What are the three most abundant elements in the universe?

What element is named after a western state?

How much nickel is there in a nickel?

If you know the answers to some or all of these questions, you might have done well at Vassar’s 25th annual Chemistry Bowl.

Founded and officiated by Prof. of Chemistry Christopher Smart, the competition pits teams from Vassar and other colleges -- and some local high schools – in a rapid-fire event modeled after the old “College Bowl” TV quiz show. “I’ve always been a big trivia buff,” Smart said, “so when I first came to Vassar in 1993, I decided to organize this competition as part of our observation of National Chemistry Week, the third week of October.”

The ‘Nitrous Oxide’ squad, determined to defend its crown: (left to right) Niharika Shukla, Brenda Dzaringa and James Bonnano.

Smart says it’s always been a light-hearted event, composed of teams with names like “The Sub-Atomics,” “Schrodinger’s Cat” and “The Fig Neutrons.” And while the questions obviously require some knowledge of chemistry, Smart strives to ensure that folks other than chemistry majors have a chance to win. Two years ago, a team from nearby Spackenkill High School out-dueled all of the college teams and walked away with the grand prize, beaker-shaped coffee mugs donated by Ace Glass, a manufacturer of laboratory glassware and scientific equipment.
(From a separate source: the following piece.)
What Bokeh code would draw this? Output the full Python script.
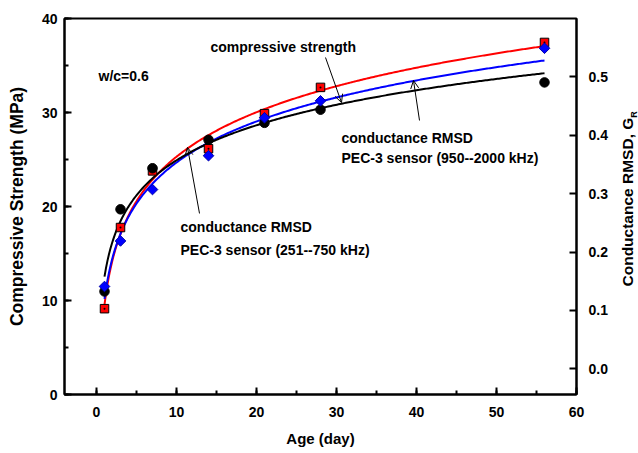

Last year’s winners of the beaker-shaped mugs were three Vassar neuroscience majors, Niharika Shukla ’20, James Bonnano ’20, and Brenda Dzaringa ’20, were back to try to defend their title. (A fourth member of last year’s team, Sharen Rivas ’20, is studying abroad this fall and couldn’t be part of this year’s team.)

When they were victorious last year, Smart told them they were the first students of his ever to win the event. He added that no defending champion had ever successfully defended its crown, and that streak continued. Another Vassar squad, ‘My Chemical Romance,’ captured this year’s event.

Smart says no one takes the competition too seriously, and there have never been any significant disputes. “I announce at the start that I am the final arbiter on all matters, and everyone accepts that,” he said. “We’re all there to have fun, and it’s great to have this interaction with the other colleges every year.”

In case any readers are wondering, Smart has supplied the answers to the questions posed above:

  • The three most abundant elements in the universe are hydrogen, helium and oxygen;
  • The element named after a western state is Californium;
  • That nickel in your pocket is 25-percent nickel and 75-percent copper.